André J. Washington, '19, and Daniel Hemel on How the SAT's New Adversity Score Misrepresents Reality

By Omitting Race, the SAT's New Adversity Score Misrepresents Reality

The College Board is an organization whose entire reason for existence is to quantify the unquantifiable. For its first 120 years, the board largely limited this alchemy to the translation of scholastic aptitude into a single number. But last week, the College Board announced that it will introduce a new “adversity score” aimed at measuring the hardships that high school students have faced in their still-young lives.

The adversity score — which will be shared with colleges and universities along with a student’s SAT performance — is based on 31 data points that, according to research, are correlated with academic achievement. They include factors associated with an applicant’s neighborhood (such as the percentage of adults with less than a high school diploma) and those tied to a student’s high school (such as the number of Advanced Placement courses offered). College admissions officers are already placing great weight on the measure. At Yale College, which has had access to adversity scores for several years as part of a pilot program, the admissions dean says the new metric “is literally affecting every application we look at.”

Critics have complained that the adversity score will undermine meritocracy.
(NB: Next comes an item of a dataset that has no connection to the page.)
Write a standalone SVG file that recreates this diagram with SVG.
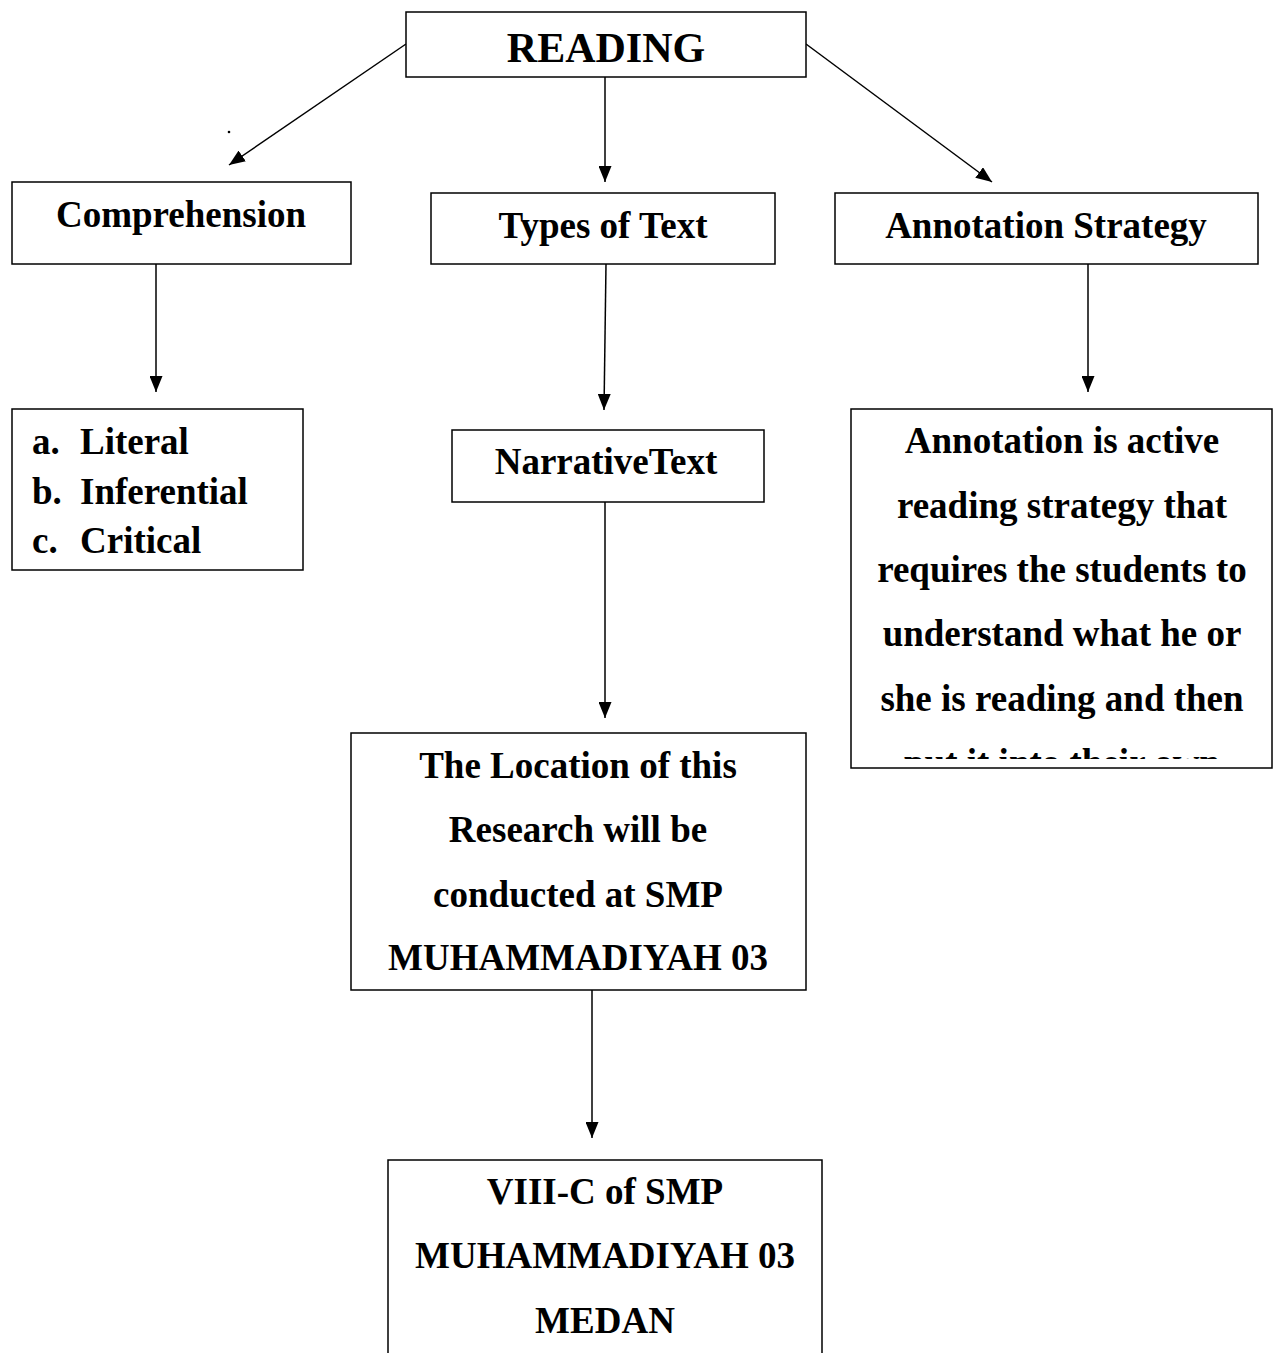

But there is nothing “meritocratic” about ignoring the hurdles that a student has jumped on the road to college. The College Board’s decision to acknowledge adversity in the admissions process could have been an important step toward a more comprehensive assessment of aptitude and achievement.

Alas, the adversity score reflects at best a half-hearted effort to measure hardship. The board has conspicuously omitted a central factor shaping the lives of college applicants: race. As a result, a metric designed to guide admissions officers in their consideration of adversity threatens to mislead instead.